The Norwegian Institute of Public Health has confirmed a genetic match for an infection of E. coli O157 among three children who developed hemolytic uremic syndrome (HUS) this year.

The Institute reported this week,

“The first child became ill in January, the second in February and the third in March. In addition, a sibling of one of the children has also developed HUS, but it has not yet been confirmed whether this is the same bacterial strain.”

One of the four children—all of which are under the age of ten—has died.

The source of the outbreak has yet to be determined. County food safety officials are currently questioning the families of victims on the children’s meals and testing leftover food, while federal officials are seeking information on any further possible cases (i.e. persons, and particularly children, with bloody diarrhea who test positive for enterohemorrhagic E. coli).

I wonder if they’ve looked into the families’ grocery store receipts?

A peer-reviewed article in the April 15 issue of Clinical Infectious Diseases reports that the source of a 2007 outbreak of E. coli in Denmark was found using credit card information.

Investigators had struggled to determine the source of a strain of E. coli O26 that infected 20 Danish children between February and May of 2007.

Flesh and Stone reports that when interviews failed to yield any likely suspect foods, investigators turned to shopping lists.

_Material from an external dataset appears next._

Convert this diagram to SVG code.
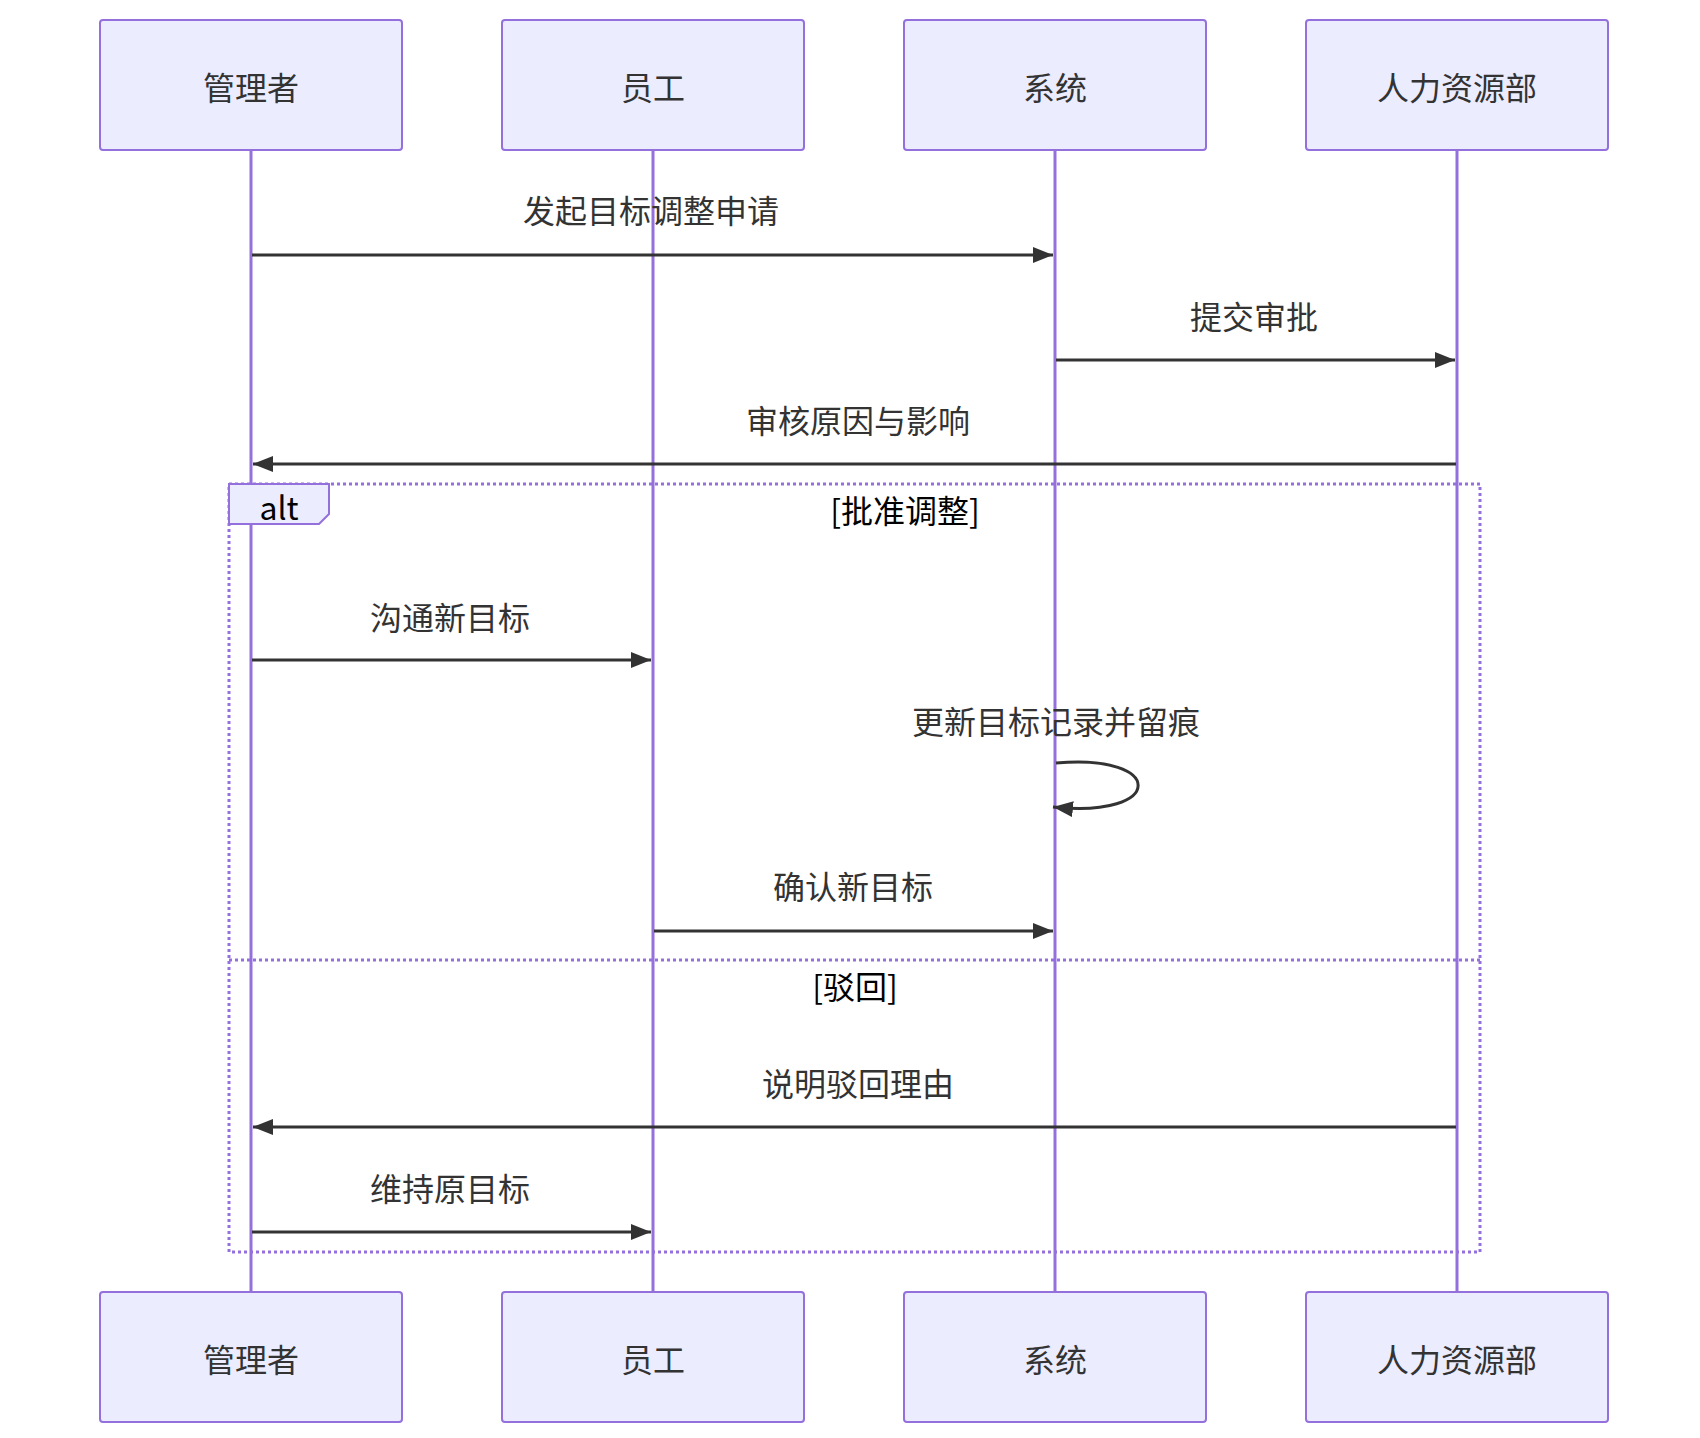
<svg xmlns="http://www.w3.org/2000/svg" width="1700" height="1438" viewBox="0 0 1700 1438">
<style>
.actor{fill:#ECECFF;stroke:#9370DB;stroke-width:2}
.life{stroke:#9370DB;stroke-width:3}
text{font-family:"Noto Sans CJK SC","Liberation Sans",sans-serif;font-size:32px;fill:#333;text-anchor:middle;dominant-baseline:central}
.msg{stroke:#333;stroke-width:3;fill:none}
.loop{stroke:#9370DB;stroke-width:3;fill:none;stroke-dasharray:3 3}
.lbl{fill:#000}
</style>
<defs><marker id="ah" viewBox="0 0 12 10" refX="12" refY="5" markerWidth="12" markerHeight="10" markerUnits="userSpaceOnUse" orient="auto"><path d="M0,0L12,5L0,10z" fill="#333"/></marker>
<marker id="ah2" viewBox="0 0 20 16" refX="20" refY="8" markerWidth="20" markerHeight="16" markerUnits="userSpaceOnUse" orient="auto"><path d="M0,0L20,8L0,16z" fill="#333"/></marker></defs>
<g id="lifelines">
<line class="life" x1="251" y1="150" x2="251" y2="1292"/><line class="life" x1="653" y1="150" x2="653" y2="1292"/><line class="life" x1="1055" y1="150" x2="1055" y2="1292"/><line class="life" x1="1457" y1="150" x2="1457" y2="1292"/>
</g>
<g id="actor-m"><rect class="actor" x="100" y="20" width="302" height="130" rx="3"/><text x="251" y="86">管理者</text><rect class="actor" x="100" y="1292" width="302" height="130" rx="3"/><text x="251" y="1358">管理者</text></g>
<g id="actor-e"><rect class="actor" x="502" y="20" width="302" height="130" rx="3"/><text x="653" y="86">员工</text><rect class="actor" x="502" y="1292" width="302" height="130" rx="3"/><text x="653" y="1358">员工</text></g>
<g id="actor-s"><rect class="actor" x="904" y="20" width="302" height="130" rx="3"/><text x="1055" y="86">系统</text><rect class="actor" x="904" y="1292" width="302" height="130" rx="3"/><text x="1055" y="1358">系统</text></g>
<g id="actor-h"><rect class="actor" x="1306" y="20" width="302" height="130" rx="3"/><text x="1457" y="86">人力资源部</text><rect class="actor" x="1306" y="1292" width="302" height="130" rx="3"/><text x="1457" y="1358">人力资源部</text></g>
<g id="alt">
<rect class="loop" x="229" y="484" width="1251" height="768"/>
<line class="loop" x1="229" y1="960" x2="1480" y2="960"/>
<path d="M229,484H329V514L319,524H229z" fill="#ECECFF" stroke="#9370DB" stroke-width="2"/>
<text class="lbl" x="279" y="506">alt</text>
<text class="lbl" x="905" y="509">[批准调整]</text>
<text class="lbl" x="855" y="985">[驳回]</text>
</g>
<g id="connectors">
<line class="msg" x1="252" y1="255" x2="1053" y2="255" marker-end="url(#ah2)"/><text x="651" y="209">发起目标调整申请</text>
<line class="msg" x1="1056" y1="360" x2="1455" y2="360" marker-end="url(#ah2)"/><text x="1254" y="315">提交审批</text>
<line class="msg" x1="1456" y1="464" x2="253" y2="464" marker-end="url(#ah2)"/><text x="858" y="419">审核原因与影响</text>
<line class="msg" x1="252" y1="660" x2="651" y2="660" marker-end="url(#ah2)"/><text x="450" y="616">沟通新目标</text>
<path class="msg" d="M1056,763C1166,753 1166,819 1053,807" marker-end="url(#ah2)"/><text x="1056" y="720">更新目标记录并留痕</text>
<line class="msg" x1="654" y1="931" x2="1053" y2="931" marker-end="url(#ah2)"/><text x="853" y="885">确认新目标</text>
<line class="msg" x1="1456" y1="1127" x2="253" y2="1127" marker-end="url(#ah2)"/><text x="858" y="1082">说明驳回理由</text>
<line class="msg" x1="252" y1="1232" x2="651" y2="1232" marker-end="url(#ah2)"/><text x="450" y="1187">维持原目标</text>
</g>
</svg>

“Parents in seven families provided their credit card information and a list of supermarkets where they had shopped. The two supermarket chains that the parents had used most often agreed to help with the investigation. The stores searched their central computers for the precise amount paid and the date and the location of the shop.

“From there, investigators determined that five families had purchased the same brand of fermented, organic beef sausage. A sixth family was linked to the same sausage brand through shopping records provided by the kindergarten attended by two children who became infected with the same E. coli strain, STEC O26. An unopened sample of the sausage also tested positive for the strain.”

Authors of the CID article acknowledged that relying on memory to identify similarities among the diets of outbreak victims diets is often unsuccessful and found credit card information to be “a strong tool in the [current] investigation.”

Investigation of a similar outbreak of E. coli O157 in Iceland successfully used the same method some months later. It could be worth a try for Norway.
 

Botulism in Danish baby food?

Have you noticed a trend? Blog posts at 4 a.m., bad baby metaphors, bad writing cause my brains are mush?

Must be a baby in the house.

The Norwegian Food Safety Authority (NFSA) writes on their website that there are suspicions that Hipp’s fruit purée with banana and apricot may contain Colstridium Botulinum, following an outbreak of illness in Denmark.

They are now recommending that all parents who have bought jars marked L35655, with a use-by date of 31.12.08 should throw them away.

The Danish Food Safety Authority has sent the fruit purée for test ananlysis, and a final confirmation as to whether the food is poisonous will come at the end of the week.

A quick trip to the Hipp Organic Baby Food web site finds lots of what isn’t in Hipp baby food like melamine or Irish pork, but no mention of botulism.
 

Norovirus at Norwegian hotel hospitalizes 30, sickens dozens

Norway’s Food Safety Authority (Mattilsynet) says norovirus – originating in staff or cold food served at a hotel buffet or both — swept through the Clarion Hotel Gardermoen, near Oslo’s main airport, Saturday afternoon and evening.

The victims included members of a national diabetes foundation attending a conference and what was supposed to be the foundation’s 60th anniversary party.

Instead, most of them wound up vomiting and suffering from acute diarrhea, especially serious ailments for diabetics. More than 30 were taken to hospital, and scores of other visitors at the hotel also fell ill, including hotel staff and members of a band hired in to play at the foundation’s party.